Certes, dans cette jeunesse, il existait des groupes très politisés, bien organisés et formés à la dialectique. Les marxistes de tous poils: maoïstes, trotskistes, et j’en passe, donnaient le là de la contestation, écrivaient nos slogans, politisaient la révolte. Dans la société libérée qui surviendrait après mai, leur militantisme, récupéré par l’union de la gauche de Mitterrand, leur ouvrirait toutes grandes les portes du pouvoir. Ils allaient, en masse, s’y engouffrer pour mettre à bas l’ordre bourgeois, nous imposant leurs marottes sociétales décadentes au nom du « il est interdit d’interdire », sans trop se soucier de savoir si le bébé n’allait pas disparaître avec l’eau du bain. A eux, les places, les honneurs et la belle vie. Adieu la générosité, la défense d’une société d’hommes libres! En quoi alors, ceux que mai avait libérés, devaient-ils leur être redevables de quoi que ce soit  et leur payer tribut?

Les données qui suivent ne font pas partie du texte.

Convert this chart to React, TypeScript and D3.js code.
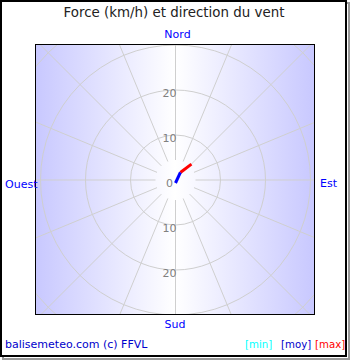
import React from "react";
import * as d3 from "d3";

const title = "Force (km/h) et direction du vent";
const directionLabels = ["Nord", "Est", "Sud", "Ouest"];
const ringValues = [10, 20, 30, 40];
const tickLabels = [0, 10, 20];
const spokeAngles = d3.range(0, 360, 22.5);
const windMoy = { speed: 2, dir: 33 };
const windMax = { speed: 5, dir: 45 };
const legendItems = [
  { label: "[min]", color: "#00ffff" },
  { label: "[moy]", color: "#0000cc" },
  { label: "[max]", color: "#ff0000" },
];
const footer = "balisemeteo.com (c) FFVL";

export default function App() {
  const W = 350, H = 360;
  const frame = { x0: 35, y0: 44, x1: 315, y1: 315 };
  const cx = 175.5, cy = 180;
  const r = d3.scaleLinear().domain([0, 10]).range([0, 45]);
  const font = "DejaVu Sans, sans-serif";
  const pt = (speed: number, dir: number) => {
    const a = (dir * Math.PI) / 180;
    return [cx + r(speed) * Math.sin(a), cy - r(speed) * Math.cos(a)];
  };
  const [mx, my] = pt(windMoy.speed, windMoy.dir);
  const [xx, xy] = pt(windMax.speed, windMax.dir);
  const legendX = [245, 281, 315];
  const dirPos: Record<string, [number, number, string]> = {
    Nord: [177.5, 34, "middle"],
    Est: [320, 183, "start"],
    Sud: [175, 324, "middle"],
    Ouest: [5, 184, "start"],
  };
  return (
    <svg width={W} height={H} style={{ position: "absolute", left: 0, top: 0 }} fontFamily={font}>
      <defs>
        <linearGradient id="bg" x1="0" x2="1" y1="0" y2="0">
          <stop offset="0" stopColor="rgb(200,200,255)" />
          <stop offset="0.5" stopColor="#ffffff" />
          <stop offset="1" stopColor="rgb(200,200,255)" />
        </linearGradient>
        <clipPath id="clip">
          <rect x={frame.x0} y={frame.y0} width={frame.x1 - frame.x0} height={frame.y1 - frame.y0} />
        </clipPath>
      </defs>
      <rect x={0} y={0} width={W} height={H} fill="#ffffff" />
      <rect x={3} y={3} width={346} height={356} fill="none" stroke="#999" strokeWidth={2} />
      <rect x={1} y={1} width={345} height={355} fill="#ffffff" stroke="#000" strokeWidth={2} />
      <text x={W / 2 - 1} y={17} textAnchor="middle" fontSize={13.4} fill="#222">{title}</text>
      <rect x={frame.x0} y={frame.y0} width={frame.x1 - frame.x0} height={frame.y1 - frame.y0} fill="url(#bg)" />
      <g clipPath="url(#clip)" stroke="#cfcfcf" strokeWidth={1} fill="none">
        {ringValues.map((v) => (
          <circle key={v} cx={cx} cy={cy} r={r(v)} />
        ))}
        {spokeAngles.map((a) => {
          const t = (a * Math.PI) / 180;
          const r0 = 20, r1 = 300;
          return (
            <line key={a} x1={cx + r0 * Math.sin(t)} y1={cy - r0 * Math.cos(t)} x2={cx + r1 * Math.sin(t)} y2={cy - r1 * Math.cos(t)} />
          );
        })}
      </g>
      <rect x={frame.x0 + 0.5} y={frame.y0 + 0.5} width={frame.x1 - frame.x0 - 1} height={frame.y1 - frame.y0 - 1} fill="none" stroke="#000" strokeWidth={1} />
      {tickLabels.map((v) => (
        <g key={v}>
          <text x={169.5} y={cy - r(v) + 3} dy="0.35em" textAnchor="middle" fontSize={11} fill="#808080">{v}</text>
          {v > 0 && (
            <text x={169.5} y={cy + r(v) + 3} dy="0.35em" textAnchor="middle" fontSize={11} fill="#808080">{v}</text>
          )}
        </g>
      ))}
      <line x1={mx} y1={my} x2={xx} y2={xy} stroke="#ff0000" strokeWidth={3} />
      <line x1={cx} y1={cy + 3} x2={mx} y2={my} stroke="#0000ff" strokeWidth={3} />
      {directionLabels.map((d) => (
        <text key={d} x={dirPos[d][0]} y={dirPos[d][1]} dy="0.35em" textAnchor={dirPos[d][2] as any} fontSize={11} fill="#0000ff">{d}</text>
      ))}
      <text x={5} y={348} fontSize={11} fill="#0000cc">{footer}</text>
      {legendItems.map((l, i) => (
        <text key={l.label} x={legendX[i]} y={348} fontSize={10.2} fill={l.color}>{l.label}</text>
      ))}
    </svg>
  );
}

Ce fut la grande ambiguïté de mai, comme de toutes les révoltes ou révolutions : les naïfs et les purs n’ont pas eu le même destin que les Rastignac.  D’un côté, ceux qui voulaient vivre dans une France plus ouverte, moins étouffante, de l’autre, ceux qui, bien calés dans leur idéologie, aspiraient à devenir les nouveaux censeurs de la société. A cause d’eux aujourd’hui, on peut certes, à condition d’en avoir les moyens et le tempérament, « jouir sans entrave », mais on ne peut pas penser librement, le politiquement correct étant là pour nous le rappeler chaque jour que Dieu fait.

Pour ma part, mai 68 m’a donné la force de liquider mai 68. Parce que ce mouvement, tel Janus, montrait deux faces antagonistes: une de libération des esprits, l’autre de sujétion idéologique, je me suis, durant ces quarante années, évertué à faire fructifier la première et à rejeter la seconde.